Can't tell what that is. There's no bolts on the block next to the radiator hose.


----------



## KawahBunga (Oct 14, 2010)

Didn't see the part number. It is a knock sensor. But it seems to be jerry rigged into the valve cover gasket...

Another question, would it really cause the car to misfire?


----------



## KawahBunga (Oct 14, 2010)

0261231031 is the code. Google says knock sensor but I can't find the part. Can it be replaced with another knock sensor?


----------



## ps2375 (Aug 13, 2003)

That pn is wrong, too many digits. And why does the 2nd pic look backwards?


----------



## Fat Rabbit (Nov 18, 2001)

There were a couple of different styles of knock sensor used during the MK2 years. A MK2 knock sensor has a hole in the middle of it for a bolt to attach it to the front of the block.
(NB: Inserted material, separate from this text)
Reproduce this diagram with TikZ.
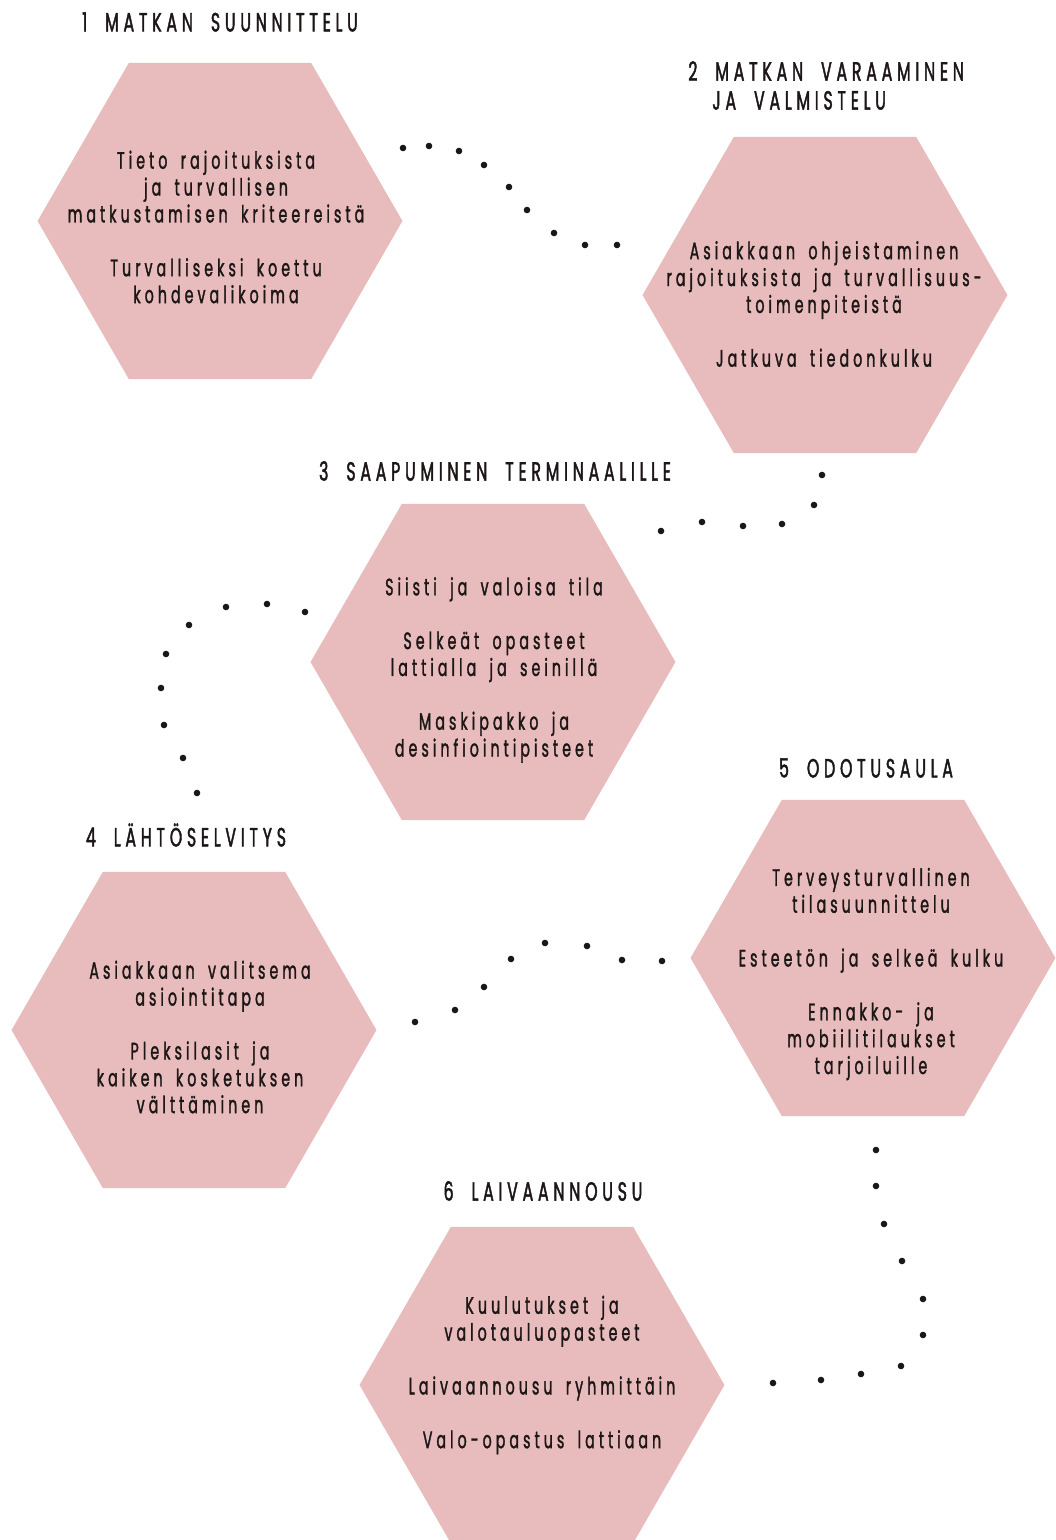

Looking at your picture I think that you are missing part of the knock sensor -- it might still be attached to the engine. I have seen many functioning knock sensors missing some outer covering on the wires but that is the worst I have ever seen. The PN you provided is correct (026 123 103). 

How does the car run with the unpluged knock sensor in your hand -- like in Picture 1? If it runs without missing, then the knock sensor is the issue. If it still runs poorly then the problem is likely somewhere else. 

New knock sensors cost $45-65 on line. Install them by tightening the center bolt to the appropriate torque specification. Too much torque can ruin the knock sensor. 15-18 Foot pounds should be correct for a PF or RV code Digifant Engine. FR


----------